7/10
Hesitant to say genius, but enjoyable nonetheless
19 November 2018
The story is intriguing, but due to the turbulent nature of production, some of the performances are extremely uneven, particularly Peter Bogdanovich, who alternates between grounded confidence and nervous ham sandwich.

The idea of the footage coming from several different film and audio stocks woven together to present the narrative works to the film's advantage, especially in preserving the original performances (particularly John Huston's, which is of course excellent). It benefits the film as armor against any criticisms of visual and audio quality, as well as perceived composition issues.

Parts of the art-film-within-the-art-film are edited with out-of-place, slightly modern techniques (note the whole nightclub scene), and the whole thing is processed with a bizarrely clear, almost digital quality, with clearly modern sound design assets (the sex scene features some extremely vulgar wet-sounding copulation squelches they could only have gotten a way with in our century). The footage as a mechanism for backstory to the main plot is incredibly nuanced for the era in which it was conceived, completely unbelievable for the time.

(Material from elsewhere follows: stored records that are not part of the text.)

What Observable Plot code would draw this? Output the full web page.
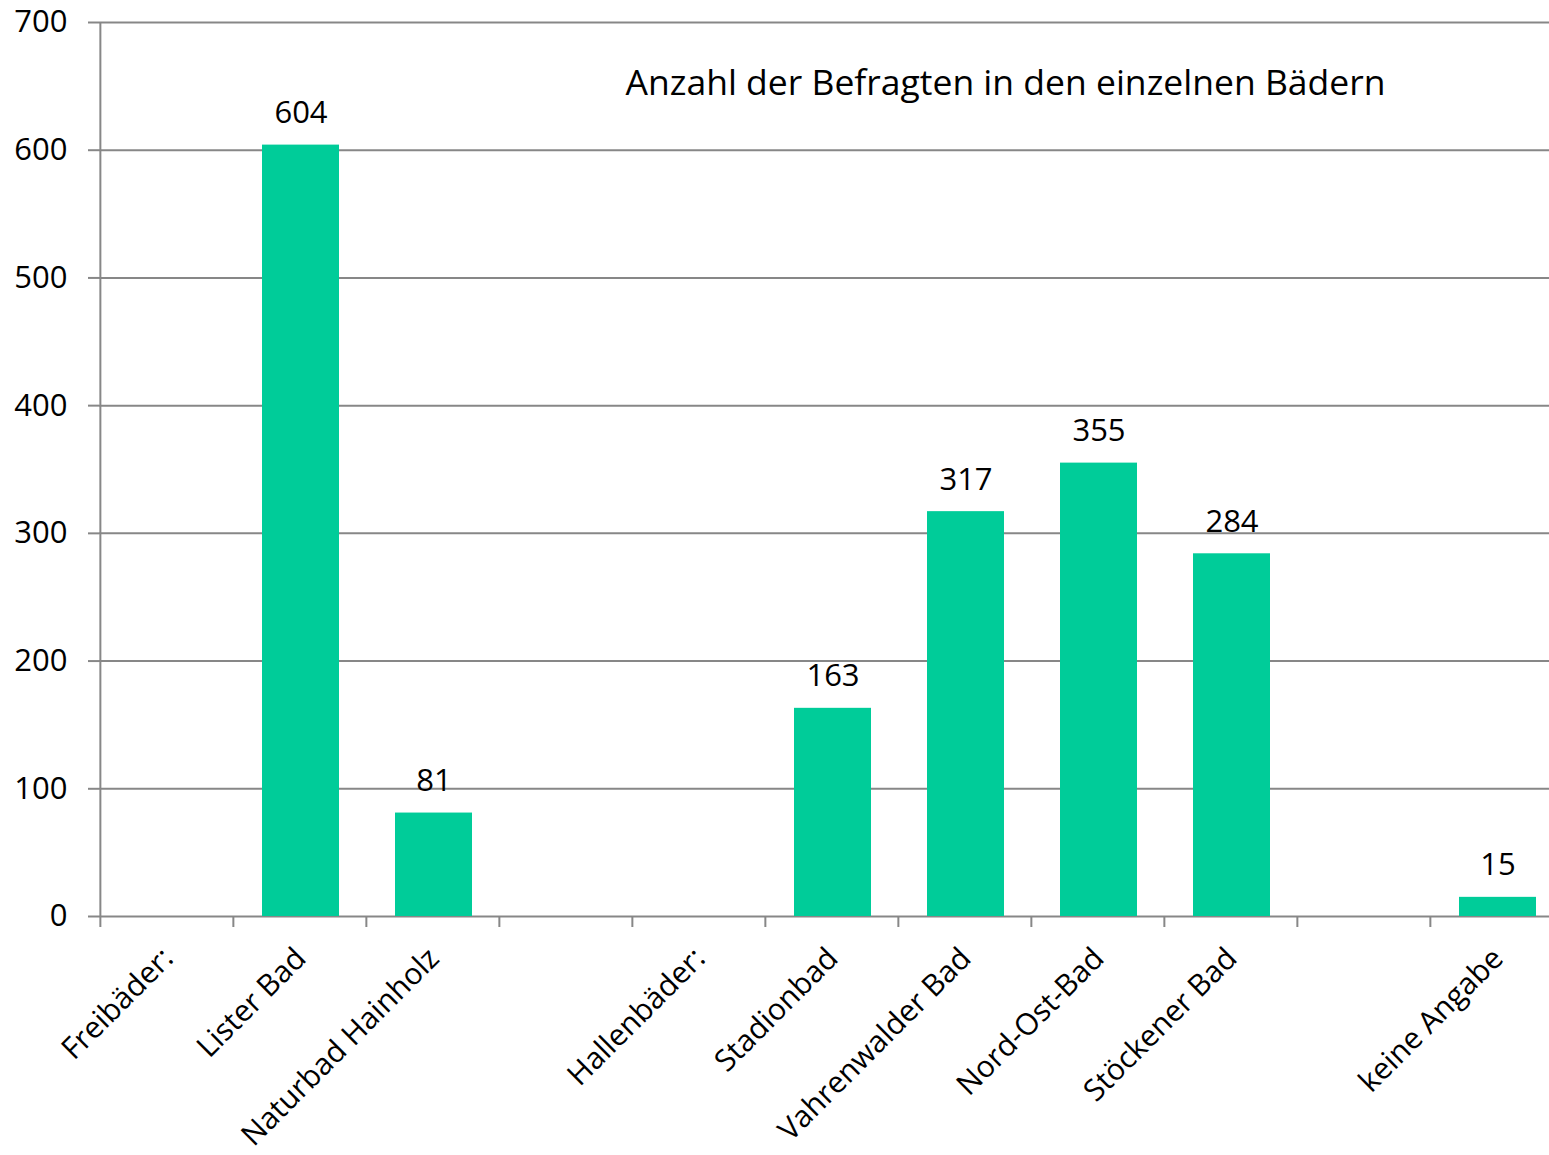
<!DOCTYPE html>
<html>
<head>
<meta charset="utf-8">
<script src="https://cdn.jsdelivr.net/npm/d3@7"></script>
<script src="https://cdn.jsdelivr.net/npm/@observablehq/plot@0.6"></script>
<style>
  html, body { margin: 0; padding: 0; background: #fff; }
  #chart svg { display: block; }
</style>
</head>
<body>
<div id="chart"></div>
<script>
const categories = ["Freibäder:", "Lister Bad", "Naturbad Hainholz", " ", "Hallenbäder:", "Stadionbad", "Vahrenwalder Bad", "Nord-Ost-Bad", "Stöckener Bad", "  ", "keine Angabe"];
const counts = [null, 604, 81, null, null, 163, 317, 355, 284, null, 15];
const yTicks = [0, 100, 200, 300, 400, 500, 600, 700];
const title = "Anzahl der Befragten in den einzelnen Bädern";

const data = categories.map((c, i) => ({category: c, count: counts[i]}));
const bars = data.filter(d => d.count != null);

const W = 1549, H = 1155, ML = 99, MR = -16, MT = 22, MB = 239;
const step = (W - ML - MR) / categories.length;
const gray = "#878787";

const chart = Plot.plot({
  width: W, height: H,
  marginLeft: ML, marginRight: MR, marginTop: MT, marginBottom: MB,
  style: {fontFamily: "'Open Sans', sans-serif", fontSize: "31px", color: "#000", background: "#fff"},
  x: {domain: categories, padding: 0},
  y: {domain: [0, 700]},
  marks: [
    Plot.gridY(yTicks, {stroke: gray, strokeOpacity: 1, strokeWidth: 2}),
    Plot.axisY(yTicks, {tickSize: 11, tickPadding: 21, stroke: gray, strokeWidth: 2, label: null, fill: "#000"}),
    Plot.ruleX([categories[0]], {dx: -step / 2 - 1, y1: 0, y2: 700, stroke: gray, strokeWidth: 2}),
    Plot.barY(bars, {x: "category", y: "count", fill: "#00CC99", insetLeft: 28, insetRight: 28}),
    Plot.text(bars, {x: "category", y: "count", text: d => String(d.count), lineAnchor: "bottom", dy: -22, fill: "#000"}),
    Plot.axisX({tickSize: 11, dx: -step / 2 - 1, tickFormat: () => "", stroke: gray, strokeWidth: 2, label: null}),
    Plot.axisX({tickSize: 0, tickRotate: -45, tickPadding: 37, tickFormat: d => d.trim(), label: null, fill: "#000", fontSize: 30}),
    Plot.text([title], {frameAnchor: "top", dx: 173, dy: 72, lineAnchor: "bottom", fontSize: 35.5, fill: "#000"})
  ]
});
document.getElementById("chart").appendChild(chart);
</script>
</body>
</html>
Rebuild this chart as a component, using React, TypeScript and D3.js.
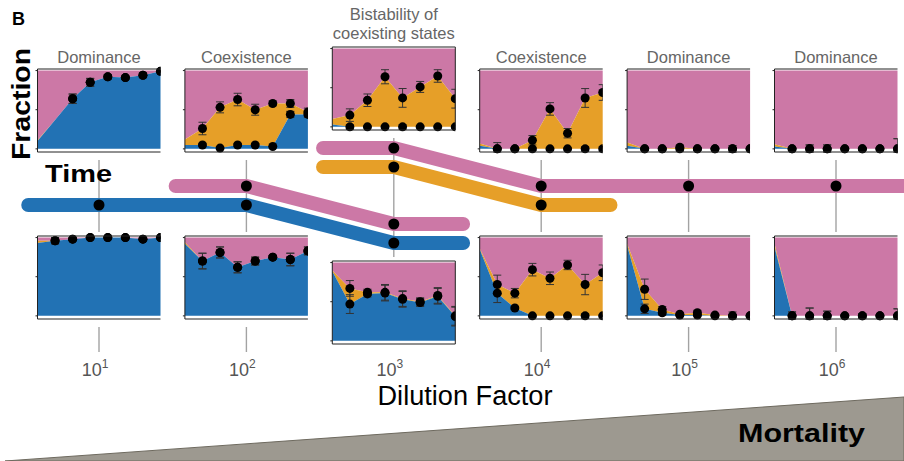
import React from 'react';
import * as d3 from 'd3';

const W = 904;
const H = 461;

const BLUE = '#2272b4';
const ORANGE = '#e69f28';
const PINK = '#cc78a6';

// decades of the dilution factor (log10)
const decades = [1, 2, 3, 4, 5, 6];
const topTitles = [['Dominance'], ['Coexistence'], ['Bistability of', 'coexisting states'], ['Coexistence'], ['Dominance'], ['Dominance']];
const times = [0, 1, 2, 3, 4, 5, 6, 7];

// cumulative fractions per panel, t = 0..7 : blue, blue + orange (pink is the rest)
const topBlue = [
  [0.10, 0.37, 0.64, 0.85, 0.92, 0.91, 0.94, 0.99],
  [0.05, 0.05, 0.01, 0.05, 0.05, 0.03, 0.44, 0.44],
  [0.03, 0, 0, 0, 0, 0, 0, 0],
  [0.04, 0, 0, 0, 0, 0, 0, 0],
  [0.04, 0, 0, 0, 0, 0, 0, 0],
  [0.03, 0, 0, 0, 0, 0, 0, 0],
];
const topMid = [
  [0.11, 0.37, 0.64, 0.85, 0.92, 0.91, 0.94, 0.99],
  [0.12, 0.26, 0.53, 0.63, 0.50, 0.58, 0.58, 0.47],
  [0.10, 0.15, 0.34, 0.64, 0.37, 0.51, 0.65, 0.36],
  [0.07, 0.0, 0.0, 0.11, 0.51, 0.20, 0.65, 0.72],
  [0.08, 0.0, 0.0, 0.02, 0.0, 0.0, 0.0, 0.0],
  [0.06, 0, 0, 0, 0, 0, 0, 0],
];
// error bar half widths for t = 1..7 (null = no measurement)
const topErrMid = [
  [null, 0.06, 0.05, 0.03, 0.02, 0.03, 0.01],
  [0.08, 0.07, 0.08, 0.07, 0.03, 0.05, 0.05],
  [0.08, 0.08, 0.09, 0.12, 0.07, 0.08, 0.12],
  [0.08, 0.01, 0.06, 0.08, 0.06, 0.12, 0.10],
  [0.01, 0.01, 0.03, 0.01, 0.01, 0.04, 0.01],
  [0.01, 0.05, 0.05, 0.01, 0.01, 0.01, 0.13],
];
const topErrBlue = [
  [null, 0.06, 0.05, 0.03, 0.02, 0.03, 0.01],
  [0.02, 0.0, 0.02, 0.02, 0.0, 0.04, 0.04],
  [0.03, 0.01, 0.01, 0.03, 0.01, 0.01, 0.02],
  [0.01, 0.01, 0.02, 0.01, 0.01, 0.03, 0.03],
  [0.01, 0.01, 0.03, 0.01, 0.01, 0.04, 0.01],
  [0.01, 0.05, 0.05, 0.01, 0.01, 0.01, 0.13],
];

const botBlue = [
  [0.93, 0.96, 0.98, 1.0, 1.0, 1.0, 0.98, 1.0],
  [0.92, 0.70, 0.81, 0.62, 0.70, 0.75, 0.72, 0.83],
  [0.89, 0.47, 0.60, 0.61, 0.53, 0.49, 0.57, 0.31],
  [0.85, 0.29, 0.10, 0, 0, 0, 0, 0],
  [0.90, 0.09, 0.04, 0.01, 0.01, 0, 0, 0],
  [0.88, 0, 0, 0, 0, 0, 0, 0],
];
const botMid = [
  [0.96, 0.96, 0.98, 1.0, 1.0, 1.0, 0.98, 1.0],
  [0.94, 0.70, 0.81, 0.62, 0.70, 0.75, 0.72, 0.83],
  [0.90, 0.67, 0.62, 0.62, 0.54, 0.50, 0.58, 0.32],
  [0.86, 0.40, 0.29, 0.59, 0.48, 0.65, 0.40, 0.55],
  [0.92, 0.34, 0.08, 0.02, 0.04, 0.01, 0, 0],
  [0.92, 0, 0, 0, 0, 0, 0, 0],
];
const botErrMid = [
  [0.04, 0.01, 0.01, 0.01, 0.01, 0.01, 0.01],
  [0.10, 0.07, 0.07, 0.05, 0.02, 0.08, 0.05],
  [0.10, 0.04, 0.10, 0.10, 0.05, 0.10, 0.12],
  [0.12, 0.06, 0.08, 0.08, 0.06, 0.13, 0.10],
  [0.13, 0.04, 0.01, 0.03, 0.01, 0.05, 0.01],
  [0.05, 0.10, 0.06, 0.01, 0.03, 0.01, 0.09],
];
const botErrBlue = [
  [0.04, 0.01, 0.01, 0.01, 0.01, 0.01, 0.01],
  [0.10, 0.07, 0.07, 0.05, 0.02, 0.08, 0.05],
  [0.12, 0.04, 0.10, 0.10, 0.05, 0.10, 0.12],
  [0.12, 0.02, 0.01, 0.01, 0.01, 0.03, 0.01],
  [0.06, 0.03, 0.01, 0.01, 0.01, 0.01, 0.01],
  [0.05, 0.10, 0.06, 0.01, 0.03, 0.01, 0.09],
];

// state tracks: [log10 dilution, level], level 0 = highest
const tracks = [
  { color: BLUE, pts: [[0.52, 3], [1, 3], [2, 3], [3, 5], [3.47, 5]], dots: [1, 2, 3] },
  { color: PINK, pts: [[1.52, 2], [2, 2], [3, 4], [3.47, 4]], dots: [2, 3] },
  { color: PINK, pts: [[2.52, 0], [3, 0], [4, 2], [5, 2], [6, 2], [6.6, 2]], dots: [3, 4, 5, 6] },
  { color: ORANGE, pts: [[2.52, 1], [3, 1], [4, 3], [4.47, 3]], dots: [3, 4] },
];

const x = d3.scaleLog().domain([10, 1e6]).range([99, 836]);
const level = d3.scaleLinear().domain([0, 5]).range([148, 243]);
const PW = 123;
const PH = 83;

function Panel({ id, cx, top, blue, mid, errB, errM }: any) {
  const px = d3.scaleLinear().domain([0, 7]).range([cx - PW / 2, cx + PW / 2]);
  const py = d3.scaleLinear().domain([-0.04, 1.02]).range([top + PH, top]);
  const areaB = d3.area<number>().x((_, i) => px(times[i])).y0(py(0)).y1((d) => py(d));
  const areaO = d3.area<number>().x((_, i) => px(times[i])).y0((_, i) => py(blue[i])).y1((d) => py(d));
  const areaP = d3.area<number>().x((_, i) => px(times[i])).y0((d) => py(d)).y1(py(1));
  const dots: any[] = [];
  times.slice(1).forEach((t, k) => {
    [[blue[t], errB[k]], [mid[t], errM[k]]].forEach(([v, e]: any) => {
      if (e === null) return;
      dots.push({ t, v, e });
    });
  });
  const yMin = py.domain()[0];
  return (
    <g>
      <clipPath id={id}>
        <rect x={px(0)} y={top - 12} width={PW} height={PH + 24} />
      </clipPath>
      <path d={areaP(mid) as string} fill={PINK} />
      <path d={areaO(mid) as string} fill={ORANGE} />
      <path d={areaB(blue) as string} fill={BLUE} />
      <g clipPath={`url(#${id})`}>
        {dots.map((d, i) => {
          const y1 = py(Math.max(yMin, d.v - d.e));
          const y2 = py(Math.min(1.02, d.v + d.e));
          const xx = px(d.t);
          return (
            <g key={'e' + i} stroke="#333" strokeWidth={1}>
              <line x1={xx} x2={xx} y1={y1} y2={y2} />
              <line x1={xx - 4} x2={xx + 4} y1={y1} y2={y1} />
              <line x1={xx - 4} x2={xx + 4} y1={y2} y2={y2} />
            </g>
          );
        })}
        {dots.map((d, i) => (
          <circle key={'d' + i} cx={px(d.t)} cy={py(d.v)} r={4.5} fill="#000" />
        ))}
      </g>
      <g stroke="#222" strokeWidth={1} fill="none">
        <line x1={px(0)} x2={px(7)} y1={top} y2={top} />
        <line x1={px(0)} x2={px(7)} y1={top + PH} y2={top + PH} />
        <line x1={px(0)} x2={px(0)} y1={top} y2={top + PH} />
        {[0, 0.5, 1].map((v) => (
          <line key={v} x1={px(0) - 2} x2={px(0)} y1={py(v)} y2={py(v)} />
        ))}
      </g>
    </g>
  );
}

export default function App() {
  const line = d3.line<number[]>().x((d) => x(Math.pow(10, d[0]))).y((d) => level(d[1]));
  const topY = decades.map((d) => (d === 3 ? 47 : 69));
  const botY = decades.map((d) => (d === 3 ? 261 : 236));
  const font = 'Liberation Sans, Arial, Helvetica, sans-serif';
  return (
    <svg width={W} height={H} style={{ position: 'absolute', left: 0, top: 0 }} fontFamily={font}>
      <rect width={W} height={H} fill="#fff" />
      {/* mortality wedge */}
      <path d={`M5,461 L${W},397 L${W},461 Z`} fill="#9d9990" stroke="#6e6a5f" strokeWidth={1} />
      <text x={738} y={442} fontSize={26} fontWeight="bold" textLength={127} lengthAdjust="spacingAndGlyphs">Mortality</text>

      {/* vertical guide lines */}
      {decades.map((d, i) => {
        const xx = x(Math.pow(10, d));
        return (
          <g key={'v' + d} stroke="#a3a3a3" strokeWidth={1.4}>
            <line x1={xx} x2={xx} y1={topY[i] + PH + 8} y2={botY[i] - 4} />
            {botY[i] + PH + 8 < 352 && <line x1={xx} x2={xx} y1={botY[i] + PH + 8} y2={352} />}
          </g>
        );
      })}

      {/* state tracks */}
      {tracks.map((t, i) => (
        <path key={'t' + i} d={line(t.pts) as string} fill="none" stroke={t.color} strokeWidth={14} strokeLinecap="round" strokeLinejoin="round" />
      ))}
      {tracks.map((t, i) =>
        t.dots.map((d) => {
          const p = t.pts.find((q) => q[0] === d) as number[];
          return <circle key={'td' + i + d} cx={x(Math.pow(10, d))} cy={level(p[1])} r={5.5} fill="#000" />;
        })
      )}

      {/* panels */}
      {decades.map((d, i) => (
        <Panel key={'p' + d} id={'cp' + d} cx={x(Math.pow(10, d))} top={topY[i]} blue={topBlue[i]} mid={topMid[i]} errB={topErrBlue[i]} errM={topErrMid[i]} />
      ))}
      {decades.map((d, i) => (
        <Panel key={'b' + d} id={'cb' + d} cx={x(Math.pow(10, d))} top={botY[i]} blue={botBlue[i]} mid={botMid[i]} errB={botErrBlue[i]} errM={botErrMid[i]} />
      ))}
      {/* right edge of the bistability panels */}
      {[topY[2], botY[2]].map((ty) => (
        <line key={'r' + ty} x1={x(1e3) + PW / 2} x2={x(1e3) + PW / 2} y1={ty} y2={ty + PH} stroke="#222" strokeWidth={1} />
      ))}

      {/* titles */}
      {decades.map((d, i) =>
        topTitles[i].map((s, k) => (
          <text key={'ti' + d + k} x={x(Math.pow(10, d))} y={topTitles[i].length > 1 ? 20 + k * 19 : topY[i] - 6} textAnchor="middle" fontSize={16.5} fill="#666">
            {s}
          </text>
        ))
      )}

      {/* axis tick labels */}
      {decades.map((d) => (
        <text key={'x' + d} x={x(Math.pow(10, d)) - 4} y={376} textAnchor="middle" fontSize={18} fill="#555">
          10<tspan fontSize={12} dy={-8}>{d}</tspan>
        </text>
      ))}
      <text x={465} y={405} textAnchor="middle" fontSize={27} fill="#000" textLength={175} lengthAdjust="spacingAndGlyphs">Dilution Factor</text>

      <text x={12} y={25} fontSize={18} fontWeight="bold">B</text>
      <text transform="translate(30,160) rotate(-90)" fontSize={26} fontWeight="bold" textLength={112} lengthAdjust="spacingAndGlyphs">Fraction</text>
      <text x={45} y={182} fontSize={24} fontWeight="bold" textLength={67} lengthAdjust="spacingAndGlyphs">Time</text>
    </svg>
  );
}
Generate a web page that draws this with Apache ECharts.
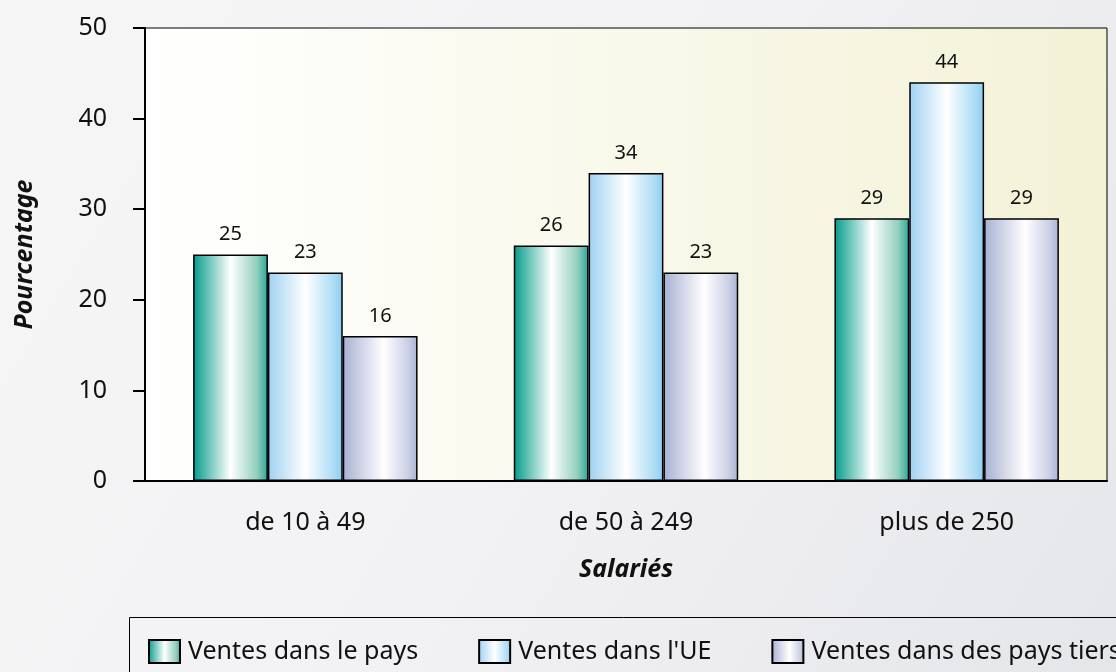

Very much of the movie is stupidly real, notably the character motivations and dialog, even if the acting can be hokey at times. A movie like this had never been done before, but Welles' interviews about the movie seeded the idea, and now many movies with a similar aesthetic can be seen. Even though it was released in 2018, it still gets points for originality.

This film is an excellent lesson in salvage and preservation.